I teach sixth grade at Cardigan Mountain School in Canaan, NH. I'm currently ensconced in my fourteenth year at this small, independent boys' school. I love engaging students in relevant and hands-on learning. I was nominated for the NH Teacher of the Year Award in 2016 by a parent. While I love education and guiding students, my first passion is my family. I have a wonderful son, Jeffrey, and a beautiful and intelligent wife, Kim. I couldn't be happier. Every day is the best day of my life.

2 thoughts on “The Honeymoon Phase is Over in the Classroom

  1. Holt Teacher, I agree with you that the honeymoon phase at the beginning of the school year is a glorious period if time. I wonder if the kids are holding in all their emotions as they figure things out or if they are simply too excited to notice or care that the kid sitting next to them is getting a little too close. It seems as though a trigger went off today and that some of your students played off of each other. Interesting that they seemed to have an almost instantaneously similar response. Hoping Friday is a better day for those students in coexistence land.

    Do you find that this few day/week honeymoon phase is similar for the teachers? Is this when we start to lose our patience? Perhaps there is something that we are doing that changes the behavior of our students…

    1. Perhaps Wednesday was just a blip because Thursday was much better. Maybe it was the rain or the fact that it was Hump Day. Thursday morning we did have a frank conversation about communication and following our school’s Core Values. Maybe that helped. We reviewed I statements and what to do when you are having an issue with a peer. Maybe this helped things go a bit smoother the next day.

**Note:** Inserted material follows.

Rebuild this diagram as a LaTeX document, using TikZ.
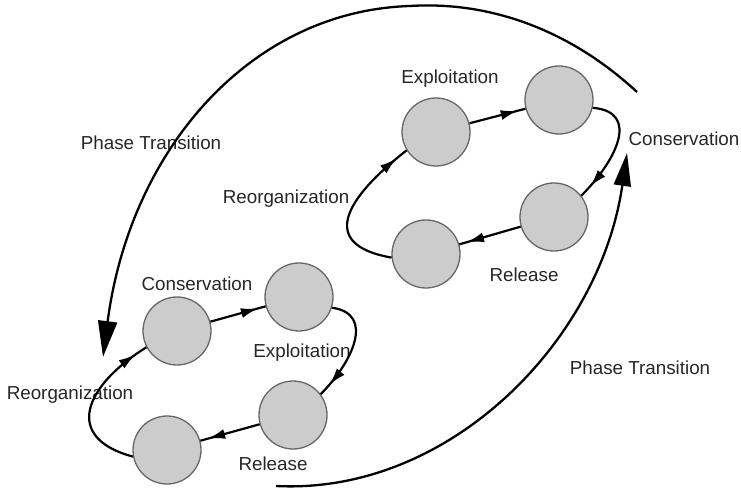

      I agree with you regarding the honeymoon phase for teachers. Most teachers give it their all during the first week or so to make the students happy or try to get the students to like them. When the teachers realize that the students aren’t going to always like them, they get a bit downtrodden. This can lead to frustration. Teachers need to realize that their purpose is to help guide and educate students. They already have plenty of friends. The students need mentors. The students will not always like us, but hopefully, they will respect us and feel safe while in our classroom so that they can engage and learn how to be the best possible they they can be.